Sports

NBA will lose hundreds of millions of dollars due to rift with China, commissioner says

Key Points
  • NBA Commissioner Adam Silver spoke to reporters before the 2020 NBA All-Star festivities on Saturday where he confirmed the league will suffer "substantial" losses following a rift with China last October.
NBA Commissioner Adam Silver speaks to the media after the Board of Governors meetings on July 12, 2016 at the Encore Hotel in Las Vegas, Nevada.
David Dow | NBAE | Getty Images

Though the National Basketball Association's tension with China have eased over the last few months, the financial losses still have yet to be felt.

Speaking at the 2020 NBA All-Star festivities at the United Center in Chicago, NBA Commissioner Adam Silver said the league has not determined how much revenue is lost due to games being off Chinese state television.

Silver said the NBA could stand to lose up to $400 million as its Chinese business partners cut ties with the league following social media comments made by Houston Rockets GM Daryl Morey last October in support of Hong Kong protesters.

"I think that the magnitude of the loss will be in the hundreds of millions of dollars," Silver said. "Certainly, probably less than $400 million, maybe even less than that."

In a now-deleted tweet, Morey said, "Fight for Freedom. Stand With Hong Kong," which caused a severe strain on the NBA's relationship with the East Asian country. Hong Kongers have protested for months over anxiety about Beijing's creeping influence over the city, which the British handed over to China in 1997.

The NBA publicly supported Morey's right to free speech in America, and though Morey did apologize for his tweet and has kept a low profile since, the financial impact remains.

Weeks after Morey deleted the tweet, Silver admitted the NBA suffered "substantial" losses as the rift intensified. On Saturday, he reiterated that information and confirmed it could also influence salary cap projections for next season.

Silver said the league "slightly" lowered its 2020-21 salary cap projection, which was expected to reach $116 million, due to "reduced revenue in China" and also "normal variations in business projections.

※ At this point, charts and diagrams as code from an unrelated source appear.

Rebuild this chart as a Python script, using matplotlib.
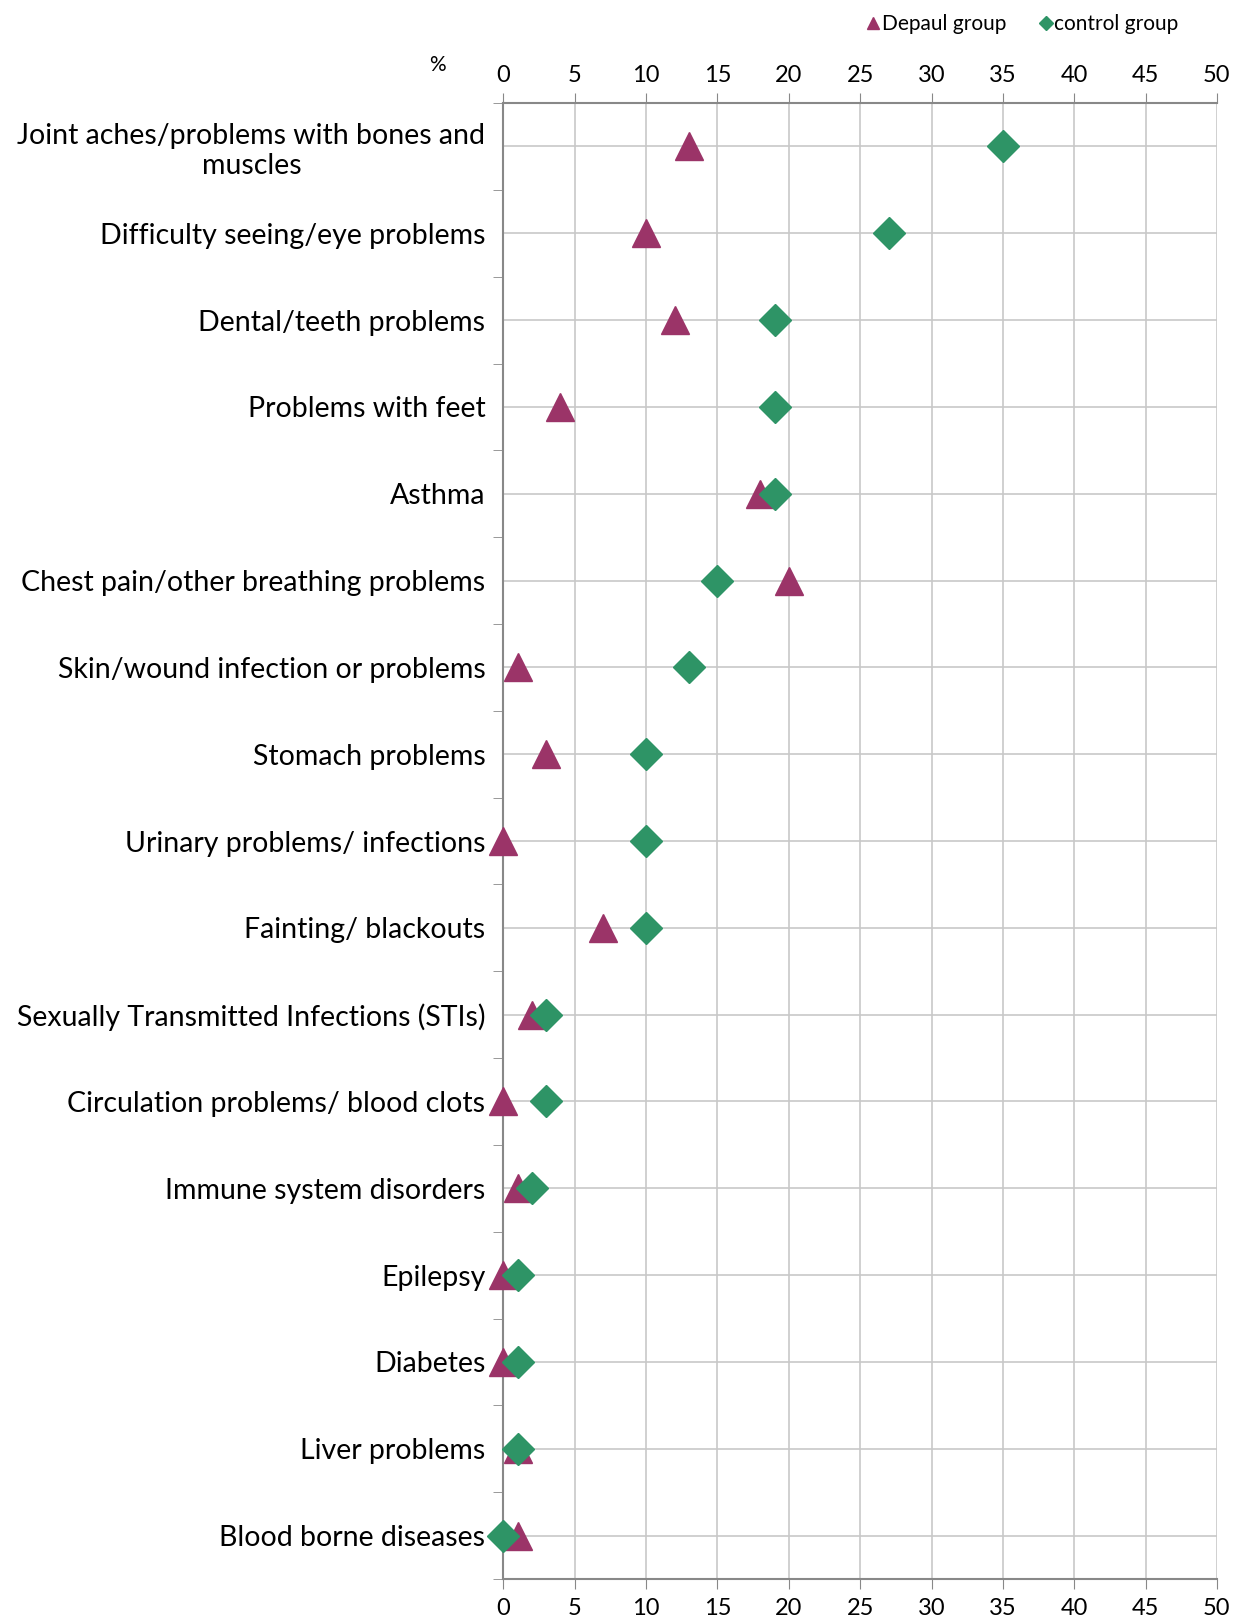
import matplotlib.pyplot as plt
import numpy as np

# health problems, % of each group
categories = ['Joint aches/problems with bones and\nmuscles',
              'Difficulty seeing/eye problems',
              'Dental/teeth problems',
              'Problems with feet',
              'Asthma',
              'Chest pain/other breathing problems',
              'Skin/wound infection or problems',
              'Stomach problems',
              'Urinary problems/ infections',
              'Fainting/ blackouts',
              'Sexually Transmitted Infections (STIs)',
              'Circulation problems/ blood clots',
              'Immune system disorders',
              'Epilepsy',
              'Diabetes',
              'Liver problems',
              'Blood borne diseases']
depaul = [13, 10, 12, 4, 18, 20, 1, 3, 0, 7, 2, 0, 1, 0, 0, 1, 1]
control = [35, 27, 19, 19, 19, 15, 13, 10, 10, 10, 3, 3, 2, 1, 1, 1, 0]
xticks = list(range(0, 55, 5))

plt.rcParams['font.family'] = ['Lato', 'DejaVu Sans']

fig = plt.figure(figsize=(12.43, 16.18), dpi=100)
ax = fig.add_axes([0.405, 0.0241, 0.574, 0.9122])

y = np.arange(len(categories))
ax.plot(depaul, y, linestyle='none', marker='^', ms=20, color='#9B3468',
        label='Depaul group', clip_on=False, zorder=3)
ax.plot(control, y, linestyle='none', marker='D', ms=16, color='#2E9466',
        label='control group', clip_on=False, zorder=4)

ax.set_xlim(0, 50)
ax.set_ylim(len(categories) - 0.5, -0.5)
ax.set_xticks(xticks)
ax.tick_params(axis='x', direction='out', length=7, color='#888888', labelsize=17, pad=7)

# top axis labels
top = ax.twiny()
top.set_xlim(0, 50)
top.set_xticks(xticks)
top.tick_params(axis='x', direction='out', length=7, color='#888888', labelsize=17, pad=5)
for s in top.spines.values():
    s.set_visible(False)

ax.set_yticks(y)
ax.set_yticklabels(categories, fontsize=20.5, multialignment='center')
ax.set_yticks(np.arange(-0.5, len(categories), 1), minor=True)
ax.tick_params(axis='y', which='major', length=0, pad=13)
ax.tick_params(axis='y', which='minor', length=7, color='#888888', direction='out')

ax.grid(True, color='#c8c8c8', linewidth=1.2)
ax.set_axisbelow(True)
for s in ['left', 'top', 'bottom']:
    ax.spines[s].set_color('#888888')
    ax.spines[s].set_linewidth(1.5)
ax.spines['right'].set_visible(False)

fig.text(0.352, 0.96, '%', fontsize=15, ha='center', va='center')

fig.legend(loc='upper right', bbox_to_anchor=(0.963, 1.003), ncol=2, frameon=False,
           fontsize=15, markerscale=0.45, handlelength=0.6, handletextpad=0.1,
           columnspacing=1.6)

fig.savefig('out.png', dpi=100)
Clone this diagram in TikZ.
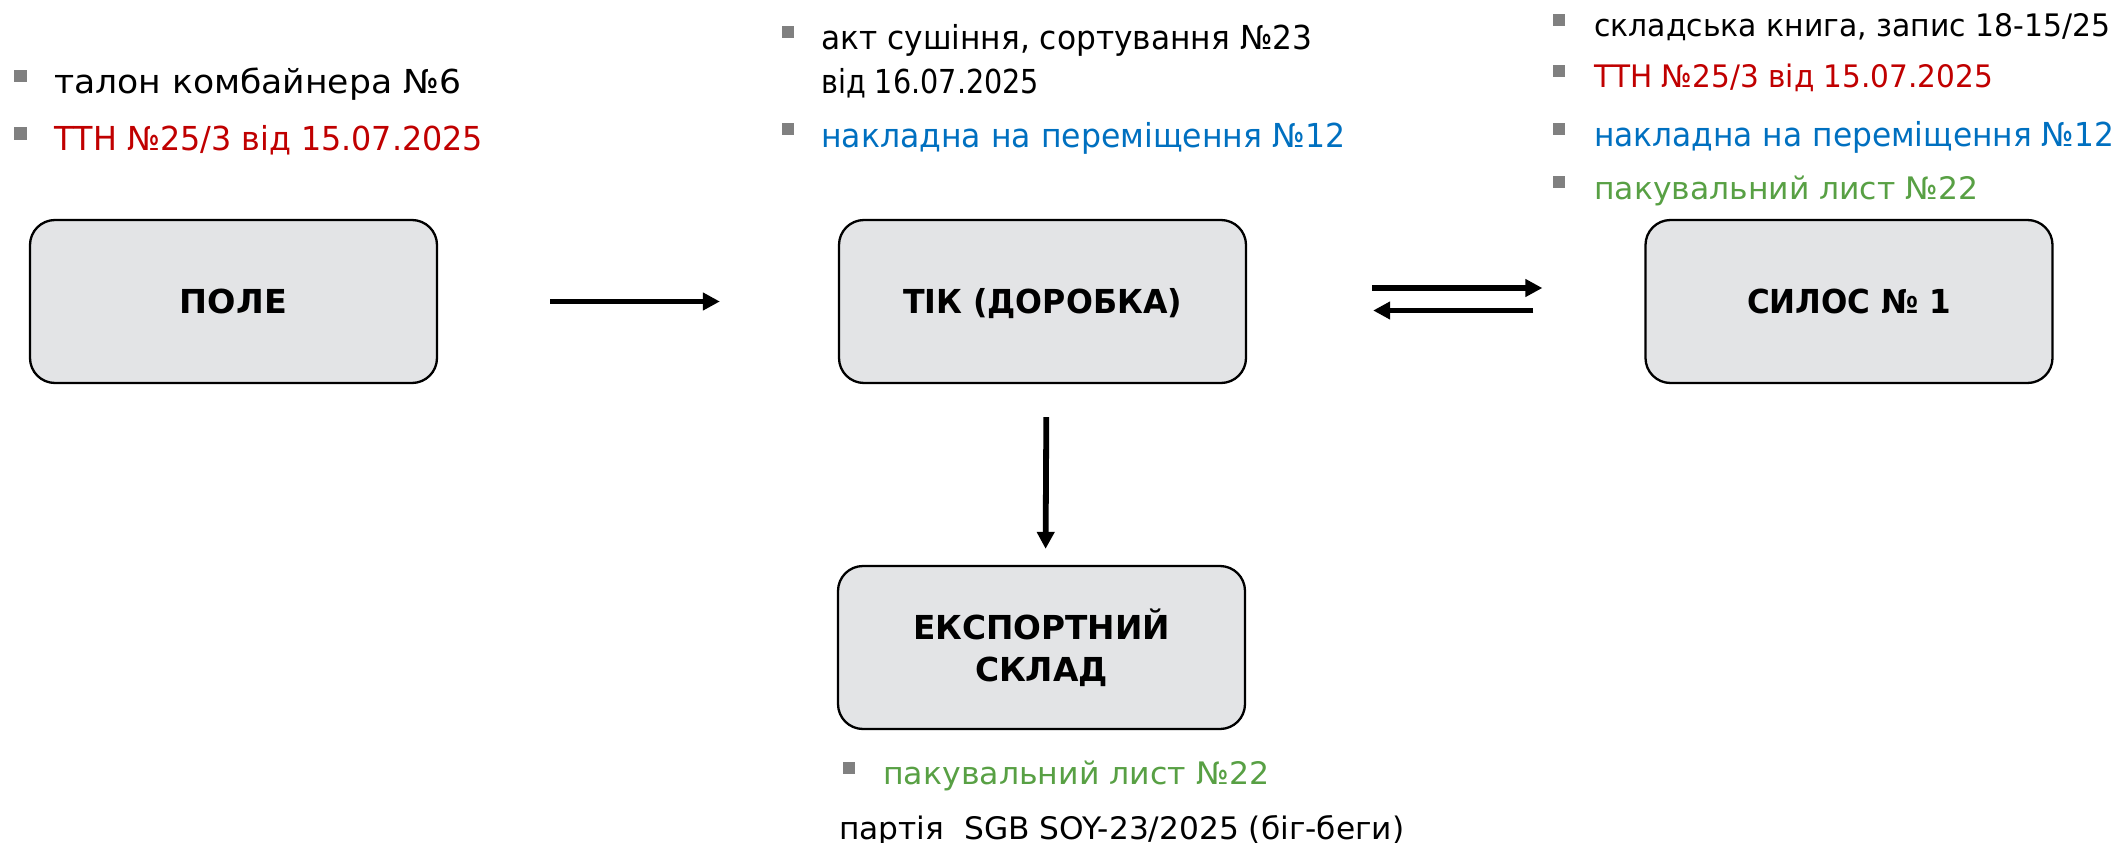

So, I don't know yet where we'll ultimately come out," he said.

Silver added: "I think part has to do with what happens over the remainder of this season. So much of the value of NBA broadcast, for example, are back-loaded in the playoffs. So, we don't quite know yet where that will come out."

And if the cap declines, the NBA's financial structure for next season will weaken, and player salaries will be affected too, as contracts are tied to percentages of the cap.

Silver also mentioned the possibility of NBA games returning to China this year. With the USA Basketball roster filled with NBA players, Silver said pre-Olympic games could be moved to China while also considering another set of preseason games to be played this fall. However, Silver added the NBA does not plan to execute both options.

But despite the yet unknown losses from suspended business with China, Silver believes regular business will resume. He did not give a timeframe of when the NBA expects games to be shown on CCTV.

"I don't have any sense that there's any permanent damage to our business there, and as I've said before, we accept the consequences of our system and our values," Silver said. "It's not a position any business wants to be in, but those are the results."